Another thought I had were about those long "in control, POV cutscenes" during story moments. HL2 has always made me wonder about the merits and downsides of that approach, mostly because I wish HL2's cutscenes were much snappier on replays. I'm literally bouncing off the walls once I get impatient with a scene. On this playthrough it also immediately made me realize how much a "directed" cutscene can add via the use of cuts and controlled camera angles. The cast of HL2 is still charming for sure, but coming straight off of some modern games it was a nice reminder how good we've got it now.
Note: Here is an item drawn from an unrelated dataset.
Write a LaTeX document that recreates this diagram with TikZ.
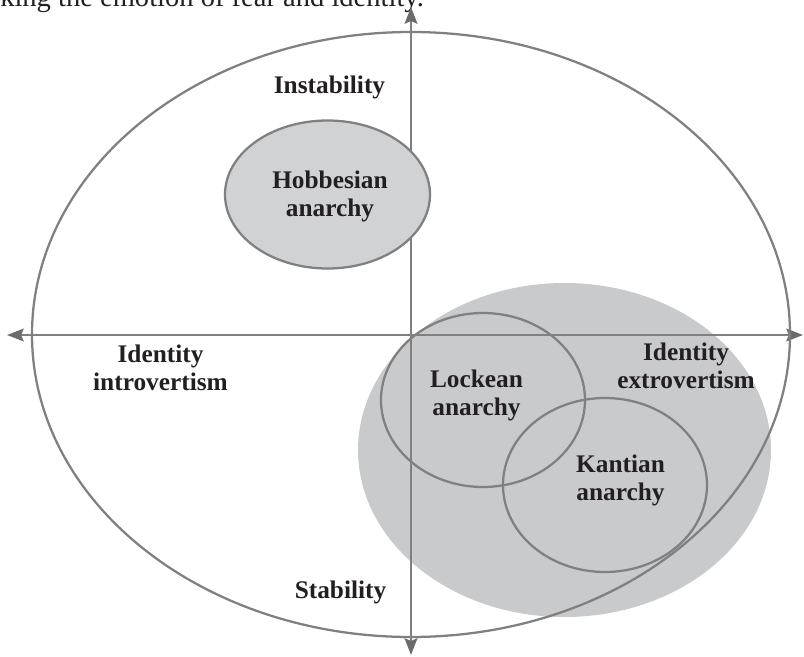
\documentclass[tikz,border=0pt]{standalone}
\usepackage{fontspec}
\setmainfont{Liberation Serif}
\usetikzlibrary{arrows.meta,shapes.geometric}
\definecolor{linegray}{HTML}{808080}
\definecolor{tipgray}{HTML}{6B6B6B}
\definecolor{fillgray}{HTML}{C9CACC}
\definecolor{hobgray}{HTML}{D1D2D4}
\definecolor{ink}{HTML}{231F20}
\tikzset{
  region/.style={ellipse, inner sep=0pt, outer sep=0pt},
  outline/.style={region, draw=linegray, line width=1.7pt},
  axis/.style={draw=linegray, line width=1.9pt,
    {Stealth[length=12.5pt,width=9.5pt,inset=2pt,color=tipgray]}-{Stealth[length=12.5pt,width=9.5pt,inset=2pt,color=tipgray]}},
  lbl/.style={anchor=base, text=ink, font=\fontsize{19}{21.3}\selectfont\bfseries, inner sep=0pt},
}
\newcommand{\twoline}[2]{\begin{tabular}[t]{@{}c@{}}#1\\#2\end{tabular}}
\begin{document}
\begin{tikzpicture}[x=0.75pt,y=-0.75pt]
\useasboundingbox (0,0) rectangle (804,657);
\clip (0,0) rectangle (804,657);
% caption fragment at the top
\node[anchor=base west, inner sep=0pt, text=ink, font=\fontsize{21.4}{24}\selectfont] (cap) at (0,6.5) {king the emotion of fear and identity.};
% large shaded region
\node[region, fill=fillgray, minimum width=309.75pt, minimum height=250.5pt] (shade) at (564.5,450) {};
% axes
\coordinate (top) at (411,7);
\coordinate (bottom) at (411,655);
\coordinate (left) at (7,335);
\coordinate (right) at (803,335);
\draw[axis] (top) -- (bottom);
\draw[axis] (left) -- (right);
% outlines
\node[outline, minimum width=568.5pt, minimum height=453.75pt] (outer) at (411,334.5) {};
\node[outline, minimum width=153pt, minimum height=130.5pt] (locke) at (483,400) {};
\node[outline, minimum width=153pt, minimum height=130.5pt] (kant) at (605,485) {};
\node[outline, fill=hobgray, minimum width=153.75pt, minimum height=111pt] (hobbes) at (327.5,194.5) {};
% labels
\node[lbl] (instab) at (329.5,93) {Instability};
\node[lbl] (stab) at (340.5,598) {Stability};
\node[lbl] (hobl) at (330,188) {\twoline{Hobbesian}{anarchy}};
\node[lbl] (intro) at (160.5,362) {\twoline{Identity}{introvertism}};
\node[lbl] (extro) at (686,360) {\twoline{Identity}{extrovertism}};
\node[lbl] (lockl) at (476.5,387) {\twoline{Lockean}{anarchy}};
\node[lbl] (kantl) at (620.5,472) {\twoline{Kantian}{anarchy}};
\end{tikzpicture}
\end{document}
I almost fooled myself into thinking that HL2's cutscenes represented a dusty, old method before I realized these cutscenes haven't dissappeared at all. I seem to not mind (or even notice) them in modern games either! I guess it's just that the animation & motion capture on NPCs has become more detailed, which is enough to avoid feeling like the scene is grinding the game to a halt? I don't know. Also, the boundary between NPC AI and NPC cutscene behavior has gotten way fuzzier in modern games. At some point it just becomes 1-2 unique animations and voicelines; something so brief it doesn't constitute a "cutscene". Even for longer instances, it's actually weird how little I concsiously notice "in control cutscenes" today. Perhaps the use of audio logs and 'in-ear dialogue' for modern games is another factor.